Eugene Peterson: The Pastor on Preaching, Women Clergy | Sojourners

Eugene Peterson: The Pastor on Preaching, Women Clergy

Eugene Peterson speaking Tuesday at the Q Practices gathering in New York City.
Eugene Peterson speaking Tuesday at the Q Practices gathering in New York City. Photo by Cathleen Falsani/Sojourners.

NEW YORK CITY — Today and Wednesday, I have the privilege of attending a private gathering here in the SoHo neighborhood of Manhattan with Eugene Peterson, the 80-year-old theologian and prolific author best known for his para-translation of the Bible, The Message.

The two-day event, Q Practices, is part-retreat, part-seminar on the theme of how we might cultivate our inner lives in an age of epic distractions.

I'll be reporting more fully later, but wanted to share with you a few gems from Peterson, who recently published a marvelous memoir titled, simply, The Pastor, from this morning's sessions.

Peterson, who is a Presbyterian minister (now retired from the pastorate after 30 years), grew up in Montana in the Pentecostal Christian tradition. His mother, in fact, was a preacher who later founded and pastored her own church.

While discussing the idea of vocation, Peterson explained that he learned to preach by watching his mother, who would visit a nearby prison on Sunday nights and preach to the inmates. As a child of three and four, Peterson would accompany here. "My mother was a great storyteller," he said. "Preaching is storytelling."

"There are so many ways to be a preacher," he said, cautioning the pastors present that they should not try to mimic his or any other preacher's style. Rather, they must find their own, unique way of teaching the way of Jesus.

His way, Peterson said, is to be relational, relaxed and unafraid of silences in a worship service because it encourages the congregation to be contemplative and meditative.

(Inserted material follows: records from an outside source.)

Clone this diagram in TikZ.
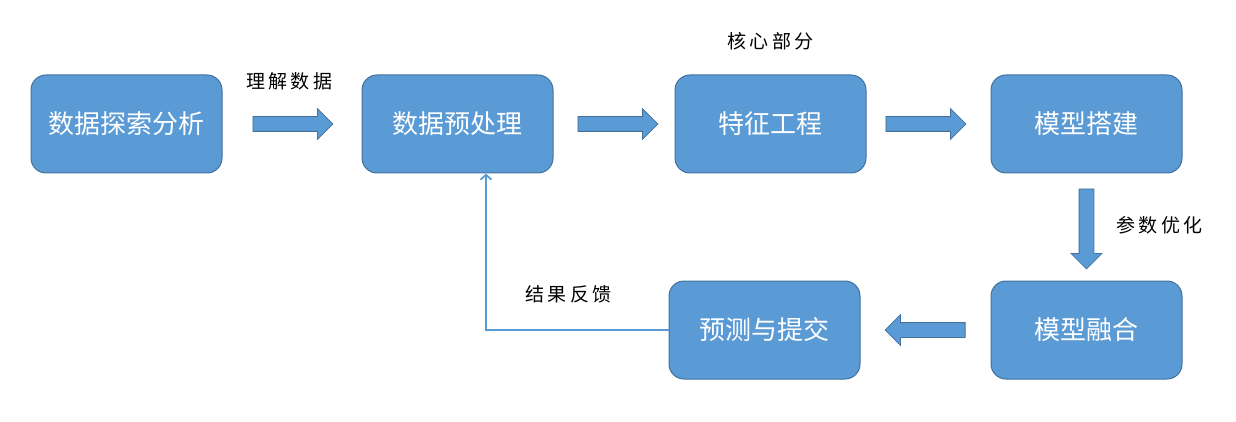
\documentclass[tikz,border=0pt]{standalone}
\usepackage{fontspec}
\newfontfamily\cjk{Noto Sans CJK SC}
\newfontfamily\cjknote[LetterSpace=18]{Noto Sans CJK SC}
\usetikzlibrary{positioning, shapes.arrows, arrows.meta}
\definecolor{boxblue}{HTML}{5B9BD5}
\definecolor{edgeblue}{HTML}{41719C}

\tikzset{
  stage/.style={draw=edgeblue, fill=boxblue, line width=1pt, rounded corners=15pt,
    minimum width=191pt, minimum height=98pt, text=white, font=\cjk\fontsize{26}{26}\selectfont},
  barrow/.style={single arrow, draw=edgeblue, fill=boxblue, line width=0.8pt,
    inner xsep=0pt, inner ysep=7pt, single arrow head extend=8pt,
    single arrow tip angle=90, minimum height=80pt, anchor=tail},
  varrow/.style={barrow, inner xsep=7pt, inner ysep=0pt, shape border rotate=270},
  note/.style={font=\cjknote\fontsize{19}{19}\selectfont},
  back/.style={draw=boxblue, line width=1.8pt, -{Straight Barb[length=5pt,width=11pt]}}
}

\begin{document}
\begin{tikzpicture}[node distance=10pt]
  \useasboundingbox (0,0) rectangle (1236pt,421pt);

  \node[stage] (A) at (126.5pt,297pt) {数据探索分析};
  \node[stage, right = 139pt of A] (B) {数据预处理};
  \node[stage, right = 121pt of B] (C) {特征工程};
  \node[stage, right = 124pt of C] (D) {模型搭建};
  \node[stage, below = 107pt of D] (E) {模型融合};
  \node[stage, left = 130pt of E]  (F) {预测与提交};

  % block arrows
  \node[barrow] (AB) at ([xshift=30pt]A.east) {};
  \node[barrow] (BC) at ([xshift=24pt]B.east) {};
  \node[barrow] (CD) at ([xshift=19pt]C.east) {};
  \node[varrow] (DE) at ([yshift=-15pt]D.south) {};
  \node[barrow, shape border rotate=180] (EF) at ([xshift=-25pt]E.west) {};

  \node[note] (AB1) at ([yshift=43pt]AB.center) {理解数据};
  \node[note] (C1)  at ([yshift=83pt]C.center) {核心部分};
  \node[note] (DE1) at ([xshift=73pt]DE.center) {参数优化};
  \node[note] (F1)  at ([xshift=-100pt,yshift=35.5pt]F.west) {结果反馈};

  \draw[back] (F.west) -| ([xshift=28.5pt]B.south);
\end{tikzpicture}
\end{document}
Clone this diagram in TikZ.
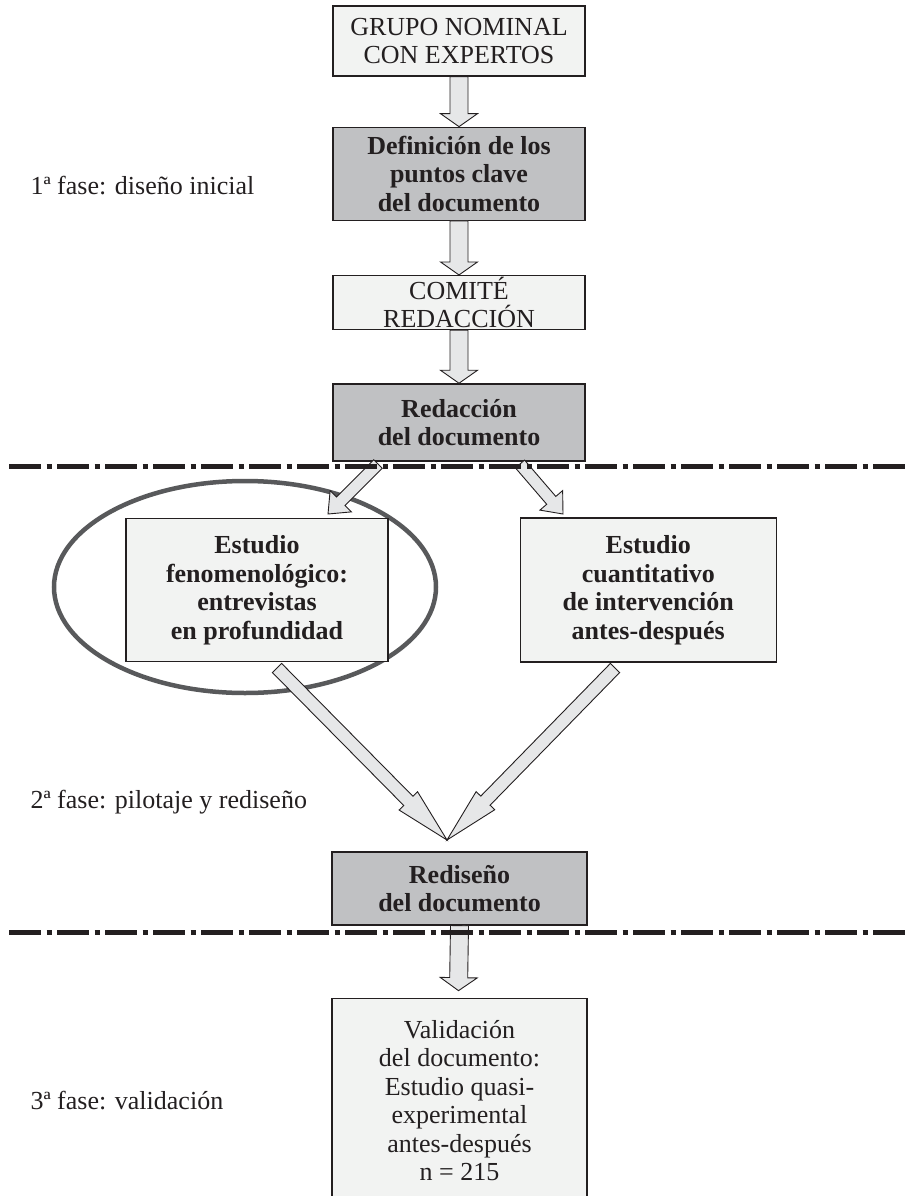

"There is a way we can preach without being bullies, or being in a hurry ... and without having everything tied down," he said. "I think sermons suffer greatly for a lack of ambiguity."

After a few years of preaching at the prison on Montana, his mother abruptly stopped after some of her Pentecostal friends pointed out Bible passages that said women were not to speak in church. A godly woman devoted to teaching the word — and, moreover, living it — she did not want to be disobedient to God and therefore stopped preaching.

But then, a few years later, Peterson's mother returned to the pulpit. As a teenager, he asked her why. Her response, "In effect, I found a better hermeneutic."

His mother's devotion to the prisoners (and perhaps her fleeting belief that women could not be called by God to the ordained ministry), led to Peterson's lifetime commitment to reach out to folks on the margins of society (secular or religious.) "I have a sympathy and attraction to the outsider," he said, "People who are considered outsiders get my attention and ... it influenced my opinion of women in ministry.

"I'm not exactly objective, but I think I'm biblical," Peterson said, as a few of the handful of women in the gathering of 99 evangelical Christian leaders (many of them male pastors) quietly cheered.